When Stephanie Vandevenne noticed a surge of homeless men and women at Bluewater Health she knew she couldn’t turn a blind eye.
It isn’t just released patients with nowhere to go. People have been huddling in the ambulance bay to find shelter at the night, slipping into the emergency department waiting room to stay warm, and even curling up in the bushes to sleep.
“We can’t ignore it as a hospital — these are our people too,” said the manager of care transitions at Bluewater Health.
It’s Vandevenne’s job to ensure discharged patients are in good hands, especially those without family or who have medical and social barriers, including homelessness.
“If you don’t have a warm place to sleep at night, you have nothing else. You can’t even think about tomorrow.

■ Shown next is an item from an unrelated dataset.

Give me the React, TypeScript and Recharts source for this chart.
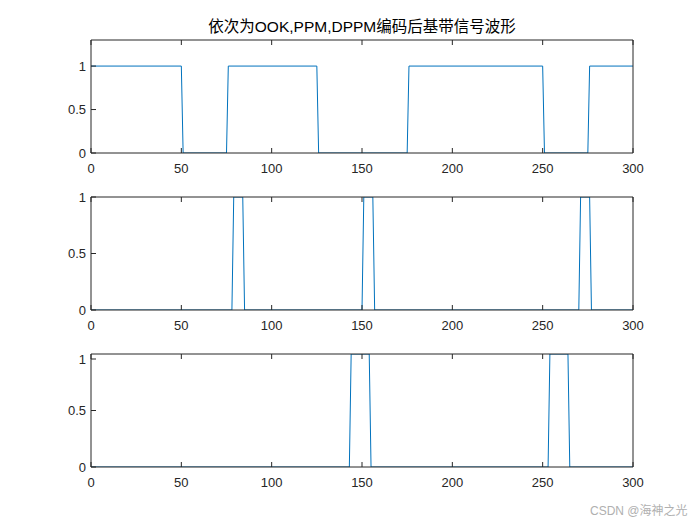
import { LineChart, Line, XAxis, YAxis } from "recharts";

// corner points of each step waveform (sample index, level)
const ookX = [0, 50, 51, 75, 76, 125, 126, 175, 176, 250, 251, 275, 276, 300];
const ookY = [1, 1, 0, 0, 1, 1, 0, 0, 1, 1, 0, 0, 1, 1];

const ppmX = [0, 78, 79, 84, 85, 150, 151, 156, 157, 270, 271, 276, 277, 300];
const ppmY = [0, 0, 1, 1, 0, 0, 1, 1, 0, 0, 1, 1, 0, 0];

const dppmX = [0, 143, 144, 154, 155, 253, 254, 264, 265, 300];
const dppmY = [0, 0, 1, 1, 0, 0, 1, 1, 0, 0];

const xTicks = [0, 50, 100, 150, 200, 250, 300];
const yTicks = [0, 0.5, 1];

const title = "依次为OOK,PPM,DPPM编码后基带信号波形";
const watermark = "CSDN @海神之光";

const zip = (xs: number[], ys: number[]) => xs.map((x, i) => ({ x, y: ys[i] }));

const AXIS = "#262626";
const FONT = "'Liberation Sans', Arial, 'Noto Sans CJK SC', sans-serif";
const TL = 5;

// axis box sizes (kept small, margins account for them)
const BH = 20;
const TH = 2;
const LW = 30;
const RW = 2;

function BottomTick(p: any) {
  return (
    <g>
      <line x1={p.x} x2={p.x} y1={p.y} y2={p.y - TL} stroke={AXIS} />
      <text x={p.x} y={p.y + 20} textAnchor="middle" fontSize={13} fill={AXIS} fontFamily={FONT}>
        {p.payload.value}
      </text>
    </g>
  );
}

function TopTick(p: any) {
  return <line x1={p.x} x2={p.x} y1={p.y} y2={p.y + TL} stroke={AXIS} />;
}

function LeftTick(p: any) {
  return (
    <g>
      <line x1={p.x} x2={p.x + TL} y1={p.y} y2={p.y} stroke={AXIS} />
      <text x={p.x - 5} y={p.y} dy="0.36em" textAnchor="end" fontSize={13} fill={AXIS} fontFamily={FONT}>
        {p.payload.value}
      </text>
    </g>
  );
}

function RightTick(p: any) {
  return <line x1={p.x} x2={p.x - TL} y1={p.y} y2={p.y} stroke={AXIS} />;
}

function Panel({
  data,
  yMax,
  top,
  mTop,
  mBottom,
}: {
  data: { x: number; y: number }[];
  yMax: number;
  top: number;
  mTop: number;
  mBottom: number;
}) {
  return (
    <div style={{ position: "absolute", left: 0, top }}>
      <LineChart
        width={700}
        height={175}
        data={data}
        margin={{ top: mTop - TH, right: 67 - RW, bottom: mBottom - BH, left: 91 - LW }}
      >
        <XAxis
          xAxisId="b"
          dataKey="x"
          type="number"
          domain={[0, 300]}
          ticks={xTicks}
          height={BH}
          tickSize={0}
          tickMargin={0}
          axisLine={{ stroke: AXIS }}
          tick={(p: any) => <BottomTick {...p} />}
          allowDataOverflow
        />
        <XAxis
          xAxisId="t"
          orientation="top"
          dataKey="x"
          type="number"
          domain={[0, 300]}
          ticks={xTicks}
          height={TH}
          tickSize={0}
          tickMargin={0}
          axisLine={{ stroke: AXIS }}
          tick={(p: any) => <TopTick {...p} />}
        />
        <YAxis
          yAxisId="l"
          type="number"
          domain={[0, yMax]}
          ticks={yTicks}
          width={LW}
          tickSize={0}
          tickMargin={0}
          axisLine={{ stroke: AXIS }}
          tick={(p: any) => <LeftTick {...p} />}
          allowDataOverflow
        />
        <YAxis
          yAxisId="r"
          orientation="right"
          type="number"
          domain={[0, yMax]}
          ticks={yTicks}
          width={RW}
          tickSize={0}
          tickMargin={0}
          axisLine={{ stroke: AXIS }}
          tick={(p: any) => <RightTick {...p} />}
        />
        <Line
          xAxisId="b"
          yAxisId="l"
          type="linear"
          dataKey="y"
          stroke="#0072BD"
          strokeWidth={1}
          dot={false}
          isAnimationActive={false}
        />
      </LineChart>
    </div>
  );
}

export default function App() {
  return (
    <div
      style={{
        position: "fixed",
        left: 0,
        top: 0,
        width: 700,
        height: 525,
        background: "#fff",
        overflow: "hidden",
        fontFamily: FONT,
      }}
    >
      <div
        style={{
          position: "absolute",
          left: 91,
          width: 542,
          top: 17,
          textAlign: "center",
          fontSize: 15.5,
          color: "#000",
          lineHeight: "20px",
        }}
      >
        {title}
      </div>
      <Panel data={zip(ookX, ookY)} yMax={1.3} top={0} mTop={40} mBottom={22} />
      <Panel data={zip(ppmX, ppmY)} yMax={1} top={175} mTop={22} mBottom={40} />
      <Panel data={zip(dppmX, dppmY)} yMax={1} top={350} mTop={4} mBottom={58} />
      <div
        style={{
          position: "absolute",
          left: 590,
          top: 503,
          fontSize: 12,
          color: "#b0b0b0",
          lineHeight: "16px",
        }}
      >
        {watermark}
      </div>
    </div>
  );
}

You’re thinking about where you’re going to sleep, how you’re going to eat and be safe,” she said.
And the problem is growing.
“Even our director of security said that in 31 years, he’s never seen it like this,” said Julia Oosterman, the hospital’s chief of communications and public affairs.

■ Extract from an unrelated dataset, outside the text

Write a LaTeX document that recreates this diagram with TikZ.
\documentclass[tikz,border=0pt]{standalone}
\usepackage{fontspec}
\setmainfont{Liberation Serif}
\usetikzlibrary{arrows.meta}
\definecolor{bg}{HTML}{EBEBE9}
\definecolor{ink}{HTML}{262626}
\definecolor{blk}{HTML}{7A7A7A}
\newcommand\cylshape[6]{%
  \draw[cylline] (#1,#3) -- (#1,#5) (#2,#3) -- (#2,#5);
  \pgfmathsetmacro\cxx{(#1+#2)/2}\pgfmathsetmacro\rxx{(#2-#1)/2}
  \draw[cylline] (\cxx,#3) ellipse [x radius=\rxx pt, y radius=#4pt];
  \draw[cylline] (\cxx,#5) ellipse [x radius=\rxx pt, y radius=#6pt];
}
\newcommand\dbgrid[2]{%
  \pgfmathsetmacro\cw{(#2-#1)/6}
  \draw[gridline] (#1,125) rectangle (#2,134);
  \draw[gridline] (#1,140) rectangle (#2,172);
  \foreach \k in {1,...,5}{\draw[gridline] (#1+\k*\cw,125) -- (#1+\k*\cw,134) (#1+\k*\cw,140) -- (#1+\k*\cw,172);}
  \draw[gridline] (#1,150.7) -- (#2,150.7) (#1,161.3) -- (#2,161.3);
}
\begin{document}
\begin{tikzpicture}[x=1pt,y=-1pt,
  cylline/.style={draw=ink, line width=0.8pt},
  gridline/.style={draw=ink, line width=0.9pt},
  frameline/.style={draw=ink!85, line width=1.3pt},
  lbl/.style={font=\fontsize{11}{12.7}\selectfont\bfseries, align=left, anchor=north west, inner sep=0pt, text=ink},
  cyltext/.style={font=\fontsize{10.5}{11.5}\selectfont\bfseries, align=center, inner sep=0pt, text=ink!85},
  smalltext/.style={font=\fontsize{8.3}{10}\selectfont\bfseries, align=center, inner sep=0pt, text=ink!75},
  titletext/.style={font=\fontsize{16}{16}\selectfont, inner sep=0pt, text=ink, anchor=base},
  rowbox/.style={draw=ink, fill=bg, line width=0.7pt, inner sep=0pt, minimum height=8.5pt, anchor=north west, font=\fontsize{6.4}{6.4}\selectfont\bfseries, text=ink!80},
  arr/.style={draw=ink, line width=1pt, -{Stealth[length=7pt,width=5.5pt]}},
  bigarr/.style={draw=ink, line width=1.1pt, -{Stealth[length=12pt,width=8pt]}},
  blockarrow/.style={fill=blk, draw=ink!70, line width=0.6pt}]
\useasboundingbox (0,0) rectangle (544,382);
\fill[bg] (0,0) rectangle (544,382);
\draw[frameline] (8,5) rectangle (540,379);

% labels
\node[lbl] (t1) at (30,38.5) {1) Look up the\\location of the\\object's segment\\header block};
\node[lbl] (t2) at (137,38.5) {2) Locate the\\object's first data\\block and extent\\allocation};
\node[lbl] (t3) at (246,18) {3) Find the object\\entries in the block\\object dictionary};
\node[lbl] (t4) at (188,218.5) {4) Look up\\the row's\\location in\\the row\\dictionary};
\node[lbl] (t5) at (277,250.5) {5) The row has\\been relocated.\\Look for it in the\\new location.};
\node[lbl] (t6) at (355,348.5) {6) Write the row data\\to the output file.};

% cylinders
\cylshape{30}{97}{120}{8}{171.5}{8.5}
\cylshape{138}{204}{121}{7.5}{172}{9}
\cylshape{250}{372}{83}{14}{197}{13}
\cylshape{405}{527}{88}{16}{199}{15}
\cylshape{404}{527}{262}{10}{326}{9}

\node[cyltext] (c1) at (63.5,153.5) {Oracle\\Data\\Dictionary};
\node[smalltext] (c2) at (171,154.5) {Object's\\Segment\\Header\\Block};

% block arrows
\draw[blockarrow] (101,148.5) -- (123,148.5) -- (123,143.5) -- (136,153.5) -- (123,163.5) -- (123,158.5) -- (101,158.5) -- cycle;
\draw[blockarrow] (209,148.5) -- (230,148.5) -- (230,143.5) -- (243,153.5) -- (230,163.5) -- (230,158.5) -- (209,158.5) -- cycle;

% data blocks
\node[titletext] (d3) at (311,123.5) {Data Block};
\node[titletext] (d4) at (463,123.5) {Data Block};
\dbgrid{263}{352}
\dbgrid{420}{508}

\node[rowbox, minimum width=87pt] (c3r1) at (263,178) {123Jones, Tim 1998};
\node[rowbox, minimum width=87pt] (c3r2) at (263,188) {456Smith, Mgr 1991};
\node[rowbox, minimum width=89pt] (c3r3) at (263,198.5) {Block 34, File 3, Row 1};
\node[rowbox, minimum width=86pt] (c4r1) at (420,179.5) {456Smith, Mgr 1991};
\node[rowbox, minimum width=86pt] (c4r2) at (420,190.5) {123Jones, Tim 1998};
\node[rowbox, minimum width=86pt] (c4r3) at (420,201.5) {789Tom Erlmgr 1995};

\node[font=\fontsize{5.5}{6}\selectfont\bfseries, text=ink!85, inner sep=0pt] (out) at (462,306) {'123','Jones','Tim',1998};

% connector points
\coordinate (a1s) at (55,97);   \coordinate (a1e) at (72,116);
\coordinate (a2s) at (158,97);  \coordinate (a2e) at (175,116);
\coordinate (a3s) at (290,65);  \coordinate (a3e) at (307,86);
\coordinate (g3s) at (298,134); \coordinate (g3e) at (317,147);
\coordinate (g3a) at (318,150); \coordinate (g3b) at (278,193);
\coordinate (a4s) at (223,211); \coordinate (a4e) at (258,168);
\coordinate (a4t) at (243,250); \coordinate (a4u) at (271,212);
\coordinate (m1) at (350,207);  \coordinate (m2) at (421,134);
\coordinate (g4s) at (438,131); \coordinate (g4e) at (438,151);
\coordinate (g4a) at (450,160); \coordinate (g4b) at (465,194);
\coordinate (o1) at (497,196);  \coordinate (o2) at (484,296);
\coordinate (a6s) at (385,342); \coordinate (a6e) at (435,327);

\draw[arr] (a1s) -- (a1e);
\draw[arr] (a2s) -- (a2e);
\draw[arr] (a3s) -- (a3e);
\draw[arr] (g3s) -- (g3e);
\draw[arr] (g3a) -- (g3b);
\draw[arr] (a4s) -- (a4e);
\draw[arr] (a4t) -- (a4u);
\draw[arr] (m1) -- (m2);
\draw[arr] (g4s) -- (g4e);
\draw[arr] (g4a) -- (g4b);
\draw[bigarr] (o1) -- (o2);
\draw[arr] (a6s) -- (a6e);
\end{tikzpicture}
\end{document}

“We have a truly unprecedented spike in people who are homeless coming to our hospital… and it’s a relatively new phenomenon.”

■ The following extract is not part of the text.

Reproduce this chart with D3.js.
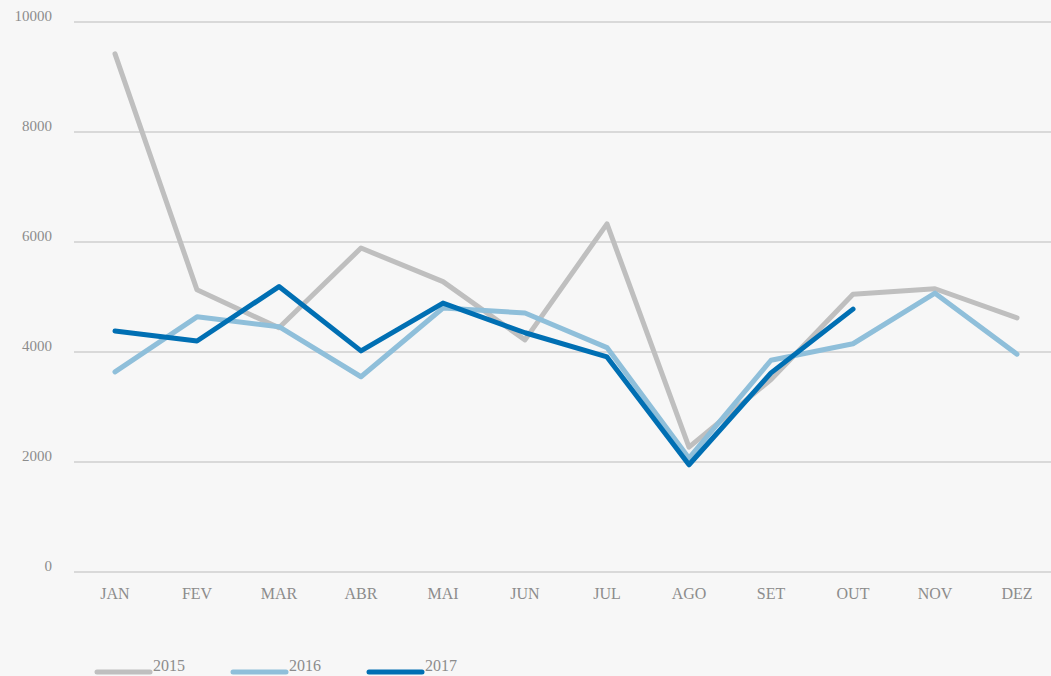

Myles Vanni, manager of the Good Shepherd’s Lodge homeless shelter, said a ‘perfect storm’ of factors has created a housing crisis.
They range from speculators buying up units, evicting people, and renovating in anticipation of the NOVA plant expansion, as well as apartment management companies consolidating and changing requirements that discriminate against low-income residents.
“We went from a year ago, having 15 or 16 people a night, to now, 25 people a night. We’re at capacity… there’s just no place for them to go,” he said.
People are seeking shelter in sheds, garages and building entrances in addition to the hospital property, he added.
Oosterman said many hospitals, especially in larger centres, have strict ‘zero tolerance’ policies about sheltering homeless people who aren’t acutely ill.
“That just doesn’t align with the heart of our organization,” she said. “We have this whole thing here called the culture of kindness… it may sound cheesy, but we have a very loving approach.
“Our hospital is like an ecosystem,” she added. “You often see that when something is out of whack in the community, it presents at the hospital. Whether it’s lack of food, shelter, or any of these social things that don’t really fall under health care in the traditional sense — but they end up in our emergency department because there’s nowhere else to go.”
Vandevenne put a call out to community agencies — Sarnia-Lambton Rebound, the Inn of the Good Shepherd, Lambton Circles, Lambton Public Health, MPP Bob Bailey’s office, Lambton County Social Services and others — to try and find solutions.
Rebound director Carrie McEachran said staff at The Hub — the agency’s drop-in centre for youth aged 16 to 24 — often struggle to find accommodation after the facility closes at 8 p.m.
“We are, quite often at the end of the night, having to reach out to other community partners to see if crisis beds are available, or finding an affordable hotel for the night.
“It’s becoming a real crisis in this community.”
Vandevenne said she was thrilled the agencies gathered last week to collectively come up with a plan, albeit one still in the early stages.
“Everyone who came was so excited to be here; so engaged about this issue. I just felt this complete gratitude,” she said.
“One in three women who are homeless are sexually assaulted every year in Canada. So when we have women out there sleeping in the ambulance bay or hiding in the bushes around the hospital because they are petrified…everyone needs to come together to support them.
The agencies are looking into options, including funding opportunities, setting up potential ‘warming centres’ and temporary shelter locations this winter.
Oosterman said the impromptu task force speaks volumes about the hospital’s culture and the community at large.
“I don’t know if it’s the spirit of the season or what, but it’s very heart-warming.”